Hace algunos años, la actriz y cantante norteamericana Barbra Streisand, anunció su decisión de volverse austera. Entonces sacó todos los muebles, tapetes, cuadros y adornos de sus siete casas y adquirió unos nuevos, muy sencillos y en color blanco, para hacer patente su nueva actitud ante la vida.
El año pasado, la escritora chilena Isabel Allende, decidió lo mismo. Como dijo en una entrevista: “Tenía una casa grande, una gran piscina, pero todo eso se terminó. Vendí la casa, me compré una casita chica, me deshice de todo con la idea de vivir con lo mínimo. Ahora, me doy cuenta de cuánto menos necesito. Hay una sensación de despojarse, de libertad”.
Y sin embargo, no toda la gente comparte esa idea de libertad que da el despojarse de todo. En las casas de la clase media y en las de los pobres, hay un atascamiento de objetos: refrigeradores, microondas, televisores, ropa, adornos. Nunca tiran nada, lo que no sirve lo guardan donde pueden, por si alguna vez se necesita.
¿Quiénes son entonces los que proponen la austeridad y hasta la pobreza, y les parece que allí radica la felicidad?
Paradójicamente, los ricos. Los que lo tienen todo. Los que un día pueden decidir que ya no quieren tener tanto y lo tiran. Y si mañana se arrepienten, lo vuelven a comprar.
El mismísimo Francisco de Asís, inventor de la pobreza (llamada franciscana en su honor), venía de familia acomodada, hasta que un día decidió abandonarla.

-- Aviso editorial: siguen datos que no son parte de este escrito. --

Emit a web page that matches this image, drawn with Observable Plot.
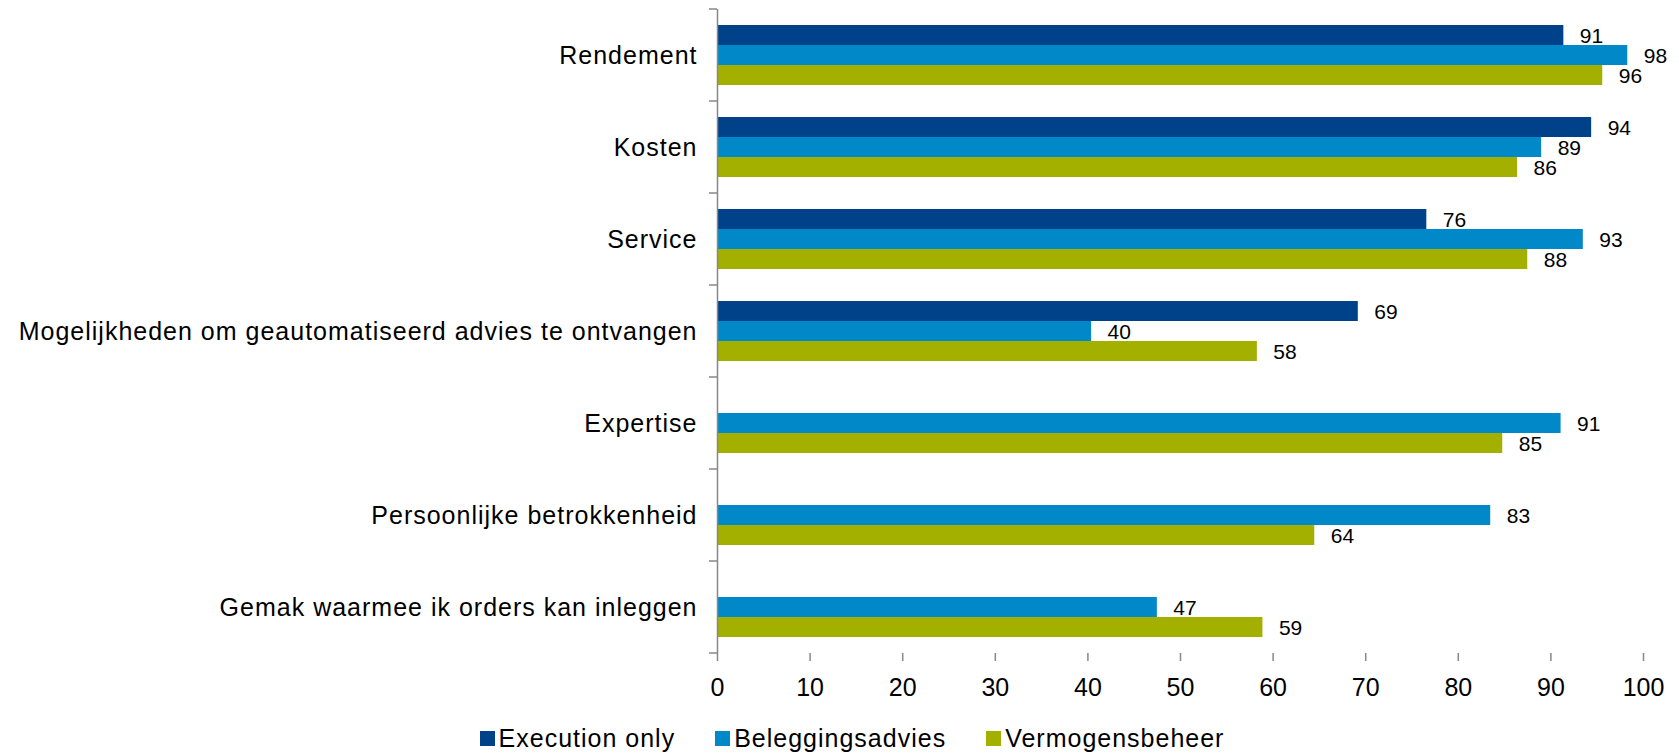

Nuestro Presidente dice que no se necesitan bienes materiales, dice que basta con un par de zapatos, que no hay que tener tarjeta de crédito ni consumir tanto. Hasta donde sabemos, sin embargo, tiene casa propia en la capital y rancho en Tabasco, no viste harapos ni le falta comida, y paga sus gastos con o sin tarjeta de crédito. Y eso mismo es lo que todos queremos: vivir con lo que el mundo de hoy considera que son las comodidades, objetos, productos, vestidos y alimentos que hacen la vida agradable. Si quienes pueden tener esto prefieren no, muy su decisión. Pero el chiste es que quienes no lo tienen, puedan tenerlo si así lo desean.
El discurso de la austeridad como algo maravilloso y como objetivo deseable para todos, me recuerda a Gandhi, el líder de la India que la llevó a la independencia de los ingleses, cuyas pertenencias personales se reducían a huaraches y calzones de manta, un reloj y unos lentes, que comía solo dos veces al día y vivía en comunidad y no tenía casa propia. Pero el benefactor que ponía el dinero para mantener a esa comunidad decía: “Me cuesta muy caro mantener pobre a Gandhi”.
En su libro Poor economics, los premios Nobel, Esther Duflo y Abhijit Banerjee, estudiaron en varios países aquello en lo que gastan las personas cuando consiguen salir de la pobreza extrema, y muestran que no es en alimentarse más o mejor, ni en ahorrar para mañana, sino en adquirir los objetos que tienen los ricos como teléfono celular, zapatos tenis, televisión gigante. ¿Y por qué no si eso es lo que desean tener? ¿Por qué quererlos y querernos convencer de que no tener propiedades ni objetos y no gastar y no consumir es lo mejor?
El escritor portugués Gonzalo M. Tavares dice que la moral tiene que ver con lo material: “Cuando estamos satisfechos es fácil ser ético; cuando no, aparece una segunda moral”. Y esto es precisamente lo que estamos viendo con ese discurso de elogio a la austeridad: la doble moral.